Common questions cover RAG architecture, embeddings, vector databases, hybrid search, LangGraph, MCP, LLMOps, Azure AI, model serving, Docker, Kubernetes, monitoring, hallucination control, model evaluation, and Python coding.
2. How should I answer RAG interview questions?
Explain the full flow: document ingestion, OCR, cleaning, chunking, embeddings, vector index, hybrid retrieval, reranking, prompt construction, LLM call, source citation, evaluation, monitoring, and fallback.
3. What is the difference between RAG and Agentic AI?
RAG retrieves context and generates grounded answers.
Agentic AI can plan, call tools, use memory, route tasks, evaluate outputs, and execute multi-step workflows.
RAG can be one component inside an agentic AI system.
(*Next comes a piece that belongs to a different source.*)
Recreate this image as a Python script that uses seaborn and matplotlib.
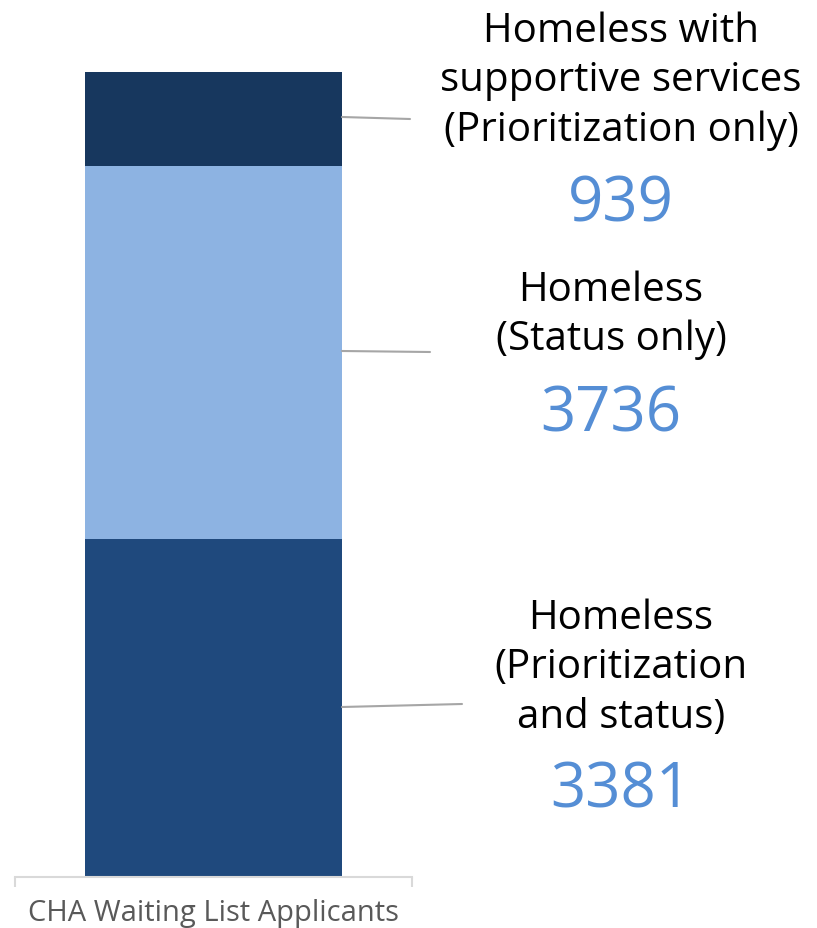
import matplotlib
matplotlib.use("Agg")
import matplotlib.pyplot as plt
import seaborn as sns
import pandas as pd
import numpy as np

category = "CHA Waiting List Applicants"
segment_names = [
    "Homeless\n(Prioritization\nand status)",
    "Homeless\n(Status only)",
    "Homeless with\nsupportive services\n(Prioritization only)",
]
segment_values = [3381, 3736, 939]
segment_colors = ["#1F497D", "#8DB3E2", "#17375E"]

sns.set_theme(style="white")
plt.rcParams["font.family"] = ["Open Sans", "DejaVu Sans"]

W, H = 817, 929
fig = plt.figure(figsize=(W / 100, H / 100), dpi=100)

# axes placed in pixel terms: x 15..412, y 73..878 (top-down)
ax_left, ax_right, ax_top, ax_bottom = 15, 412, 73, 878
ax = fig.add_axes([ax_left / W, (H - ax_bottom) / H,
                   (ax_right - ax_left) / W, (ax_bottom - ax_top) / H])

cum = np.cumsum(segment_values)
# draw stacked segments from the top layer down so lower layers overdraw
for i in reversed(range(len(segment_values))):
    df = pd.DataFrame({"cat": [category], "val": [cum[i]]})
    sns.barplot(data=df, x="cat", y="val", color=segment_colors[i],
                width=0.647, saturation=1, ax=ax, linewidth=0)

ax.set_ylim(0, cum[-1])
ax.set_xlim(-0.5, 0.5)
ax.set_xlabel("")
ax.set_ylabel("")
ax.set_yticks([])
ax.set_xticks([])
for s in ["top", "right", "left"]:
    ax.spines[s].set_visible(False)
ax.spines["bottom"].set_color("#D9D9D9")
ax.spines["bottom"].set_linewidth(1.5)

# end ticks on the category axis
for xe in (-0.5, 0.5):
    ax.plot([xe, xe], [0, -cum[-1] * 0.0125], color="#D9D9D9", lw=1.5,
            clip_on=False, solid_capstyle="butt")

ax.text(0, -cum[-1] * 0.044, category, ha="center", va="center",
        fontsize=21, color="#595959")

# labels and leader lines, positioned in figure pixels
def px(x, y):
    return x / W, 1 - y / H

label_specs = [
    dict(cx=621, ty=668, ny=791, l0=(342, 708), l1=(462, 705)),
    dict(cx=611, ty=315, ny=415, l0=(342, 352), l1=(430, 353)),
    dict(cx=621, ty=81, ny=205, l0=(342, 118), l1=(410, 120)),
]

for name, val, spec in zip(segment_names, segment_values, label_specs):
    fig.text(*px(spec["cx"], spec["ty"]), name, ha="center", va="center",
             fontsize=29, color="#000000", linespacing=1.29)
    fig.text(*px(spec["cx"], spec["ny"]), f"{val}", ha="center", va="center",
             fontsize=44.5, color="#558ED5")
    (x0, y0), (x1, y1) = spec["l0"], spec["l1"]
    fig.add_artist(plt.Line2D([x0 / W, x1 / W], [1 - y0 / H, 1 - y1 / H],
                              transform=fig.transFigure, color="#A6A6A6", lw=1.5))

fig.savefig("out.png", dpi=100)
4. What is MCP in GenAI interviews?
MCP means Model Context Protocol.
It standardizes how AI clients connect to tools, APIs, resources, and enterprise systems.
It helps keep tool calling structured, reusable, secure, and observable.
5. What metrics should I mention for LLMOps?
Mention retrieval precision, context relevance, groundedness, faithfulness, hallucination rate, answer correctness, latency, token usage, cost per request, schema failure rate, fallback rate, and human escalation rate.
6. How do I explain ML model deployment in interviews?
Explain model registry, model version, Docker image, API endpoint, batch scoring job, CI/CD, monitoring, feature validation, rollback, drift tracking, and retraining process.
7. What Python coding questions appear in ML interviews?
Common questions include first non-repeating character, reverse string, reverse words in a sentence, duplicate detection, frequency count, list transformation, data parsing, and basic algorithmic logic.
8. How do I answer overfitting questions?
Explain training vs validation gap, dropout, L1/L2 regularization, early stopping, data augmentation, reducing model complexity, cross-validation, batch normalization, and monitoring production drift.
9. What should I say if asked about QLoRA?
Say QLoRA is Quantized Low-Rank Adaptation.
It quantizes the frozen base model and trains small adapter weights.
It reduces GPU memory and cost while keeping performance close to full fine-tuning.